Leaving out the pictures, retype the lines from the beginning of the listing through the line containing "const sx = 654 / w1;".

▶ **Stored data**

╔══

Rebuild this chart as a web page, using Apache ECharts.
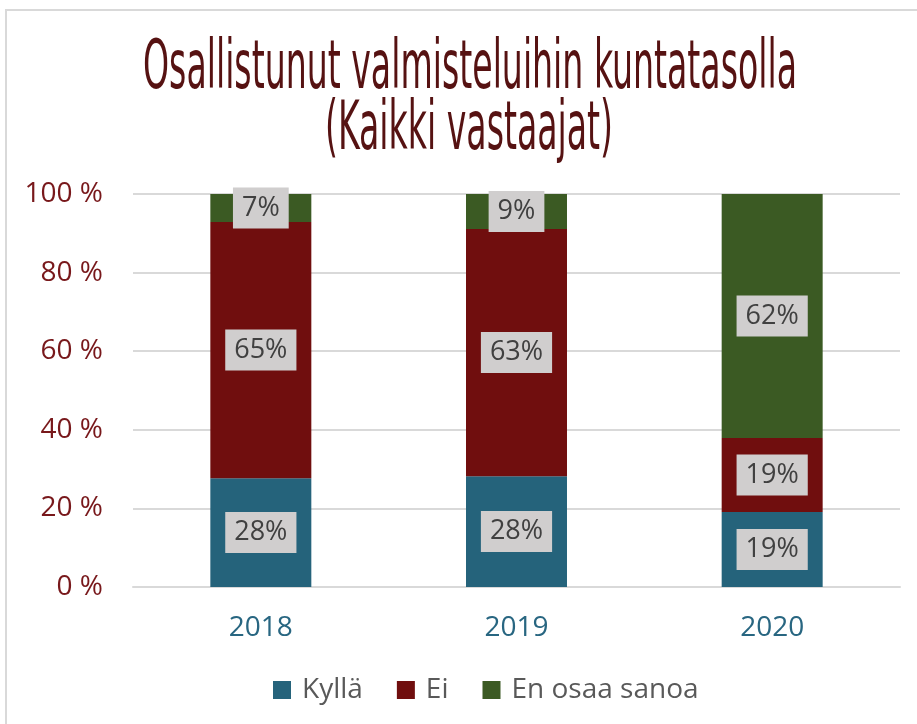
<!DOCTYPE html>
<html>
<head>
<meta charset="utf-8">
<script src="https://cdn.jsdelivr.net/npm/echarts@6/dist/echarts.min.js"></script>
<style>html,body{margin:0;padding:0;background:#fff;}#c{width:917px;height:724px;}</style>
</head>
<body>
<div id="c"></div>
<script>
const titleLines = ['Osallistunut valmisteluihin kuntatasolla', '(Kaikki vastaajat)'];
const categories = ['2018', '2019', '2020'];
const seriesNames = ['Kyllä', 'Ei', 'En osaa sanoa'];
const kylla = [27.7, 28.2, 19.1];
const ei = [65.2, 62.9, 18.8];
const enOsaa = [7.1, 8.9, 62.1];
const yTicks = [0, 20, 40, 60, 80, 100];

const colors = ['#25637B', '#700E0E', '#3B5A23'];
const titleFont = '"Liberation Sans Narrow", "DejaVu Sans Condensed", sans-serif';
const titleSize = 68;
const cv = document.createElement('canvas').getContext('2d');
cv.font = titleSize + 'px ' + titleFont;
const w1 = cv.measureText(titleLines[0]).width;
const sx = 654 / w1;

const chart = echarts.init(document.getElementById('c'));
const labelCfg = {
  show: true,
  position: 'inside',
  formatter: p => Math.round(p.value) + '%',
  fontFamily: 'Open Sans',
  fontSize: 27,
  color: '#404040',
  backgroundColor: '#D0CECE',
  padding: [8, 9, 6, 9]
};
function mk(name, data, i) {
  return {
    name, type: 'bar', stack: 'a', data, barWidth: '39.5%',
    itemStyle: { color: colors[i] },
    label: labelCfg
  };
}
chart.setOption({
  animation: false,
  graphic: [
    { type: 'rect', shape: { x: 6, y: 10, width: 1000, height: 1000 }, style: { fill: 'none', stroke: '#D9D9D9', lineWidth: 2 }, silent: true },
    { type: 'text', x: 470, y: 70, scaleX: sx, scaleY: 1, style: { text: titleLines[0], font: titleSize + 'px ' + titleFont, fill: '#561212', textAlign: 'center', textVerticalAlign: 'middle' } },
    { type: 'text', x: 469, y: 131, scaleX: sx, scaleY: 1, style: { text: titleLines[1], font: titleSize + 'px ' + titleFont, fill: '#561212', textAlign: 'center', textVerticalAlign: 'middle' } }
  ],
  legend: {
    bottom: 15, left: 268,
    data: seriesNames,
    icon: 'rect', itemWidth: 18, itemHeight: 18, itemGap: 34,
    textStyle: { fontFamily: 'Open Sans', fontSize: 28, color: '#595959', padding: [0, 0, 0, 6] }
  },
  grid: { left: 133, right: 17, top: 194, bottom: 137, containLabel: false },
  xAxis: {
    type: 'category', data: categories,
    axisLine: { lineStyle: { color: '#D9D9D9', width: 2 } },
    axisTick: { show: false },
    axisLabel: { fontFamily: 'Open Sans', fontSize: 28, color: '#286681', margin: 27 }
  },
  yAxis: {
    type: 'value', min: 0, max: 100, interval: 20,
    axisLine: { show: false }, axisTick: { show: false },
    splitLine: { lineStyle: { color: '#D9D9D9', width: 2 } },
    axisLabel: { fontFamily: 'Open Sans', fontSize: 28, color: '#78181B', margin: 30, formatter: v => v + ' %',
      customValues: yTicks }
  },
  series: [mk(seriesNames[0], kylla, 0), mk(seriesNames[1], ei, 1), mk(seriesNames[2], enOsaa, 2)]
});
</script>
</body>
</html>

╚══

▶ **Written answer**
Rebuild this chart as a web page, using Apache ECharts.
<!DOCTYPE html>
<html>
<head>
<meta charset="utf-8">
<script src="https://cdn.jsdelivr.net/npm/echarts@6/dist/echarts.min.js"></script>
<style>html,body{margin:0;padding:0;background:#fff;}#c{width:917px;height:724px;}</style>
</head>
<body>
<div id="c"></div>
<script>
const titleLines = ['Osallistunut valmisteluihin kuntatasolla', '(Kaikki vastaajat)'];
const categories = ['2018', '2019', '2020'];
const seriesNames = ['Kyllä', 'Ei', 'En osaa sanoa'];
const kylla = [27.7, 28.2, 19.1];
const ei = [65.2, 62.9, 18.8];
const enOsaa = [7.1, 8.9, 62.1];
const yTicks = [0, 20, 40, 60, 80, 100];

const colors = ['#25637B', '#700E0E', '#3B5A23'];
const titleFont = '"Liberation Sans Narrow", "DejaVu Sans Condensed", sans-serif';
const titleSize = 68;
const cv = document.createElement('canvas').getContext('2d');
cv.font = titleSize + 'px ' + titleFont;
const w1 = cv.measureText(titleLines[0]).width;
const sx = 654 / w1;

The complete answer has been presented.